The top line shows you how long this server has been up. Occasionally a process can gradually take more and more memory or CPU cycles, aka memory leaks or stuck threads, and top is where you would likely see it first if you are checking regularly.

Memory: free -m To see what memory the server sees and how much is actually used. Confirms that there really is the amount you expect running which catches memory failures and theft. Shows how much of your swap space is used. If you are running out of swap space, or it is really heavily used, increasing assigned/installed RAM may be in order. You don't want to endlessly grow your swap space unless poor performance and wasted electricity is acceptable (spinning harddrives takes more energy and a longer time to do anything than RAM). understanding free's output.

Drive Space: df -h Shows you what drives your system has and the percentage use. Check frequently to make sure you are not running tight anywhere as it can be bad to run out of space in root ( / ) just like it is bad on C: on a Windows box

Filesystem            Size  Used Avail Use% Mounted on
/dev/sda2              18G  8.2G  8.7G  49% /
devtmpfs              2.9G  120K  2.9G   1% /dev
tmpfs                 2.9G  144K  2.9G   1% /dev/shm
admin                 4.0M     0  4.0M   0% /_admin
/dev/pool/DATA        900G  710G  191G  79% /opt/novell/nss/mnt/.pools/DATA
DATA                  900G  706G  191G  79% /media/nss/DATA

Root ( / ) looks good, but we will have to periodically watch the DATA volume. The two instances of DATA are one and the same, basically showing if all parts of the NSS mount process has completed (pool vs volume in the pool)

BTRFS messes up this nice simple process and is clearly by dev for dev leaving a mess for the rest of us to figure out. You can't put databases on it (corruption issues) which is why OES does not use it. Coming up for some good Ops level checks is in the queue.

- To figure out what is using space on a drive, use du -hx --max-depth=1 This will give you a summary of space used in each directory/folder from the level you are running it at, but only for the mount point you are on. Then for directories that look too big, you can cd into them and repeat until you have found what is taking up the room. Note that this command can take a bit of time to run, so be patient with it. This is a good exercise to do, to know your system. On Windows systems, I use a similar function that is a part of Total Commander (Alt-Shft-Enter)

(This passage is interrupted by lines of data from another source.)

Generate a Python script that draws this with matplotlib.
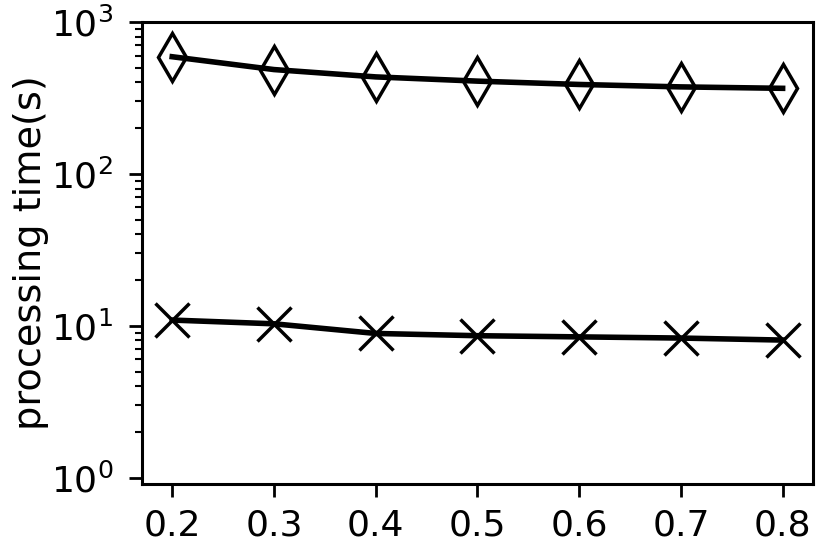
import matplotlib
matplotlib.use('Agg')
import matplotlib.pyplot as plt

ratio = [0.2, 0.3, 0.4, 0.5, 0.6, 0.7, 0.8]
time_diamond = [589, 485, 434, 407, 387, 373, 365]
time_cross = [10.9, 10.3, 8.9, 8.6, 8.45, 8.3, 8.05]

fig = plt.figure(figsize=(8.3, 5.45), dpi=100)
ax = fig.add_axes([0.1707, 0.112, 0.809, 0.848])

ax.plot(ratio, time_diamond, color='black', linewidth=4, marker='d',
        markersize=24, markerfacecolor='none', markeredgewidth=2.5)
ax.plot(ratio, time_cross, color='black', linewidth=4, marker='x',
        markersize=24, markeredgewidth=2.5)

ax.set_yscale('log')
ax.set_ylim(0.91, 1000)
ax.set_xticks(ratio)
ax.set_xticklabels(['0.2', '0.3', '0.4', '0.5', '0.6', '0.7', '0.8'])
ax.set_ylabel('processing time(s)', fontsize=27.5, labelpad=1)

ax.tick_params(axis='both', which='major', labelsize=26, length=9.5, width=2)
ax.tick_params(axis='x', which='major', pad=8.5)
ax.tick_params(axis='y', which='major', pad=11)
ax.tick_params(axis='y', which='minor', length=5, width=1.5)
for sp in ax.spines.values():
    sp.set_linewidth(2.2)

fig.savefig('out.png', dpi=100)
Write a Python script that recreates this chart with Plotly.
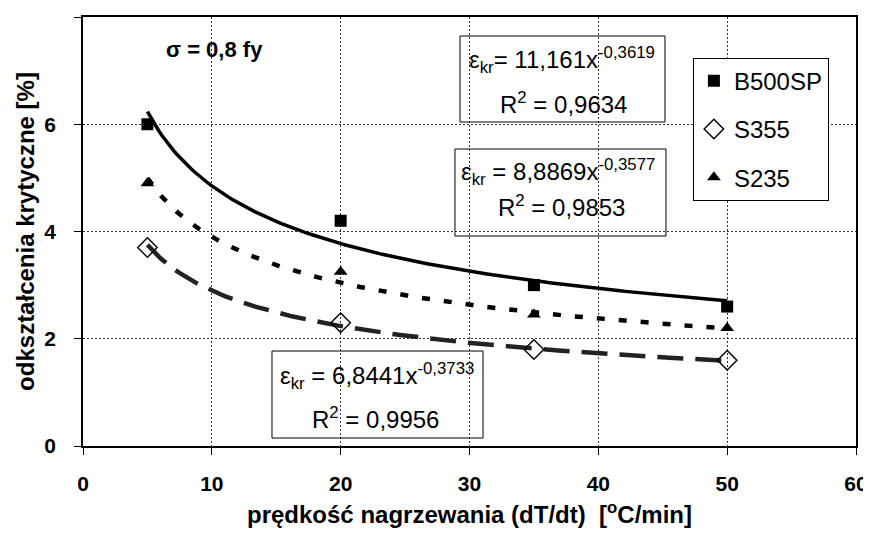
import numpy as np
import plotly.graph_objects as go

# ---- data ----
rates = [5, 20, 35, 50]
b500sp = [6.0, 4.2, 3.0, 2.6]
s355 = [3.7, 2.3, 1.8, 1.6]
s235 = [4.9, 3.25, 2.45, 2.2]

series_names = ["B500SP", "S355", "S235"]
# power trendline coefficients (a * x^b) as shown in chart
fit_a = [11.161, 6.8441, 8.8869]
fit_b = [-0.3619, -0.3733, -0.3577]
fit_r2 = ["0,9634", "0,9956", "0,9853"]
fit_a_txt = ["11,161", "6,8441", "8,8869"]
fit_b_txt = ["-0,3619", "-0,3733", "-0,3577"]

x_ticks = [0, 10, 20, 30, 40, 50, 60]
y_ticks = [0, 2, 4, 6, 8]

FONT = "Liberation Sans, Arial, sans-serif"

fig = go.Figure()

xs = np.linspace(min(rates), max(rates), 200)
line_styles = [
    dict(color="black", width=3.5, dash="solid"),
    dict(color="#222222", width=4.5, dash="26px,12px"),
    dict(color="black", width=4.5, dash="8px,14px"),
]
for a, b, ls in zip(fit_a, fit_b, line_styles):
    fig.add_trace(go.Scatter(x=xs, y=a * xs ** b, mode="lines", line=ls,
                             showlegend=False, hoverinfo="skip"))

marker_styles = [
    dict(symbol="square", size=12, color="black"),
    dict(symbol="diamond-open", size=15, color="black", line=dict(width=1.4, color="black")),
    dict(symbol="triangle-up", size=12, color="black"),
]
for name, vals, ms in zip(series_names, [b500sp, s355, s235], marker_styles):
    fig.add_trace(go.Scatter(x=rates, y=vals, mode="markers", name=name,
                             marker=ms, legendgroup=name))

# equation boxes (paper coords): rect + two text lines
boxes = [
    dict(rect=(0.4877, 0.7552, 0.7529, 0.9557), l1=(0.6197, 0.8998), l2=(0.621, 0.7995), sep="= "),
    dict(rect=(0.2445, 0.0186, 0.5175, 0.2214), l1=(0.3803, 0.1632), l2=(0.379, 0.0653), sep=" = "),
    dict(rect=(0.4812, 0.4895, 0.7542, 0.6923), l1=(0.6145, 0.6387), l2=(0.6184, 0.5594), sep=" = "),
]
for i, bx in enumerate(boxes):
    x0, y0, x1, y1 = bx["rect"]
    fig.add_shape(type="rect", xref="paper", yref="paper", x0=x0, y0=y0, x1=x1, y1=y1,
                  line=dict(color="black", width=1), fillcolor="rgba(0,0,0,0)")
    t1 = "ε<sub>kr</sub>" + bx["sep"] + fit_a_txt[i] + "x<sup>" + fit_b_txt[i] + "</sup>"
    t2 = "R<sup>2</sup> = " + fit_r2[i]
    for (px, py), t in [(bx["l1"], t1), (bx["l2"], t2)]:
        fig.add_annotation(x=px, y=py, xref="paper", yref="paper", text=t, showarrow=False,
                           xanchor="center", yanchor="middle",
                           font=dict(family=FONT, size=24, color="black"))

fig.add_annotation(x=0.1695, y=0.9231, xref="paper", yref="paper", text="<b>σ = 0,8 fy</b>",
                   showarrow=False, xanchor="center", yanchor="middle",
                   font=dict(family=FONT, size=22, color="black"))

tick_font = dict(family=FONT, size=21, color="black")

# page body has an 8px margin, so the figure is smaller and margins compensate
fig.update_layout(
    width=863, height=521,
    margin=dict(l=75, r=15, t=9, b=83),
    paper_bgcolor="white", plot_bgcolor="white",
    font=dict(family=FONT, color="black"),
    legend=dict(x=0.789, y=0.905, xanchor="left", yanchor="top",
                bordercolor="black", borderwidth=1, bgcolor="white",
                font=dict(family=FONT, size=24, color="black"),
                traceorder="grouped", tracegroupgap=14, itemwidth=30),
    xaxis=dict(range=[0, 60], tickvals=x_ticks, ticktext=["<b>%d</b>" % v for v in x_ticks],
               showgrid=True, gridcolor="#333333",
               griddash="2px,2px", gridwidth=1, zeroline=False, showline=True,
               linecolor="black", linewidth=1.5, mirror=True, ticks="outside",
               ticklen=7, tickcolor="black", ticklabelstandoff=11, automargin=False,
               tickfont=tick_font,
               title=dict(text="<b>prędkość nagrzewania (dT/dt)&nbsp;&nbsp;[<sup>o</sup>C/min]</b>",
                          font=dict(family=FONT, size=24, color="black"), standoff=12)),
    yaxis=dict(range=[0, 8], tickvals=y_ticks, ticktext=["<b>%d</b>" % v for v in y_ticks],
               showgrid=True, gridcolor="#333333",
               griddash="2px,2px", gridwidth=1, zeroline=False, showline=True,
               linecolor="black", linewidth=1.5, mirror=True, ticks="outside",
               ticklen=7, tickcolor="black", ticklabelstandoff=14, automargin=False,
               tickfont=tick_font,
               title=dict(text="<b>odkształcenia krytyczne [%]</b>",
                          font=dict(family=FONT, size=24, color="black"), standoff=3)),
)

fig.write_html("out.html")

One problem I've seen is where some log files grow way too fast for some reason and the above process with 'du' will find that fast enough. If the logs in question are already being bzipped, then either remove them or expand space for to allow for a year's worth. Otherwise when you have a log file that is huge (greater than 20MB and growing) investigate logrotate. While many logs such as apache's are set with logrotate as a default, there are some that are perceived should never grow much so haven't had a logrotate process setup for them. I usually just look at the existing rotation files in /etc/logrotate.d, make a copy of the one that is closest to my needs, and edit it accordingly. You don't want to be in the situation this guy ends up in.

As a general rule, Operating Systems do not automatically cleanup old files in their TEMP folders so you can get quite a lot of files building up on some systems. To clear /tmp and any others you need old files cleared, edit /etc/sysconfig/cron on SLES/SLED.

- The 'Gnome System Monitor' can show you some of the above in a more graphical manner including some trending. It is included on SLES 10 and up.

- For a deeper dive, Cyberciti's Top Linux Monitoring Tools will certainly take you there and some from the classical Linux point of view.

- Nagios is The Standard in system monitoring, is free, and like all such systems does take some effort to configure. A preconfigured instance is also now included with OES as a part of NoRM starting with version 11.2.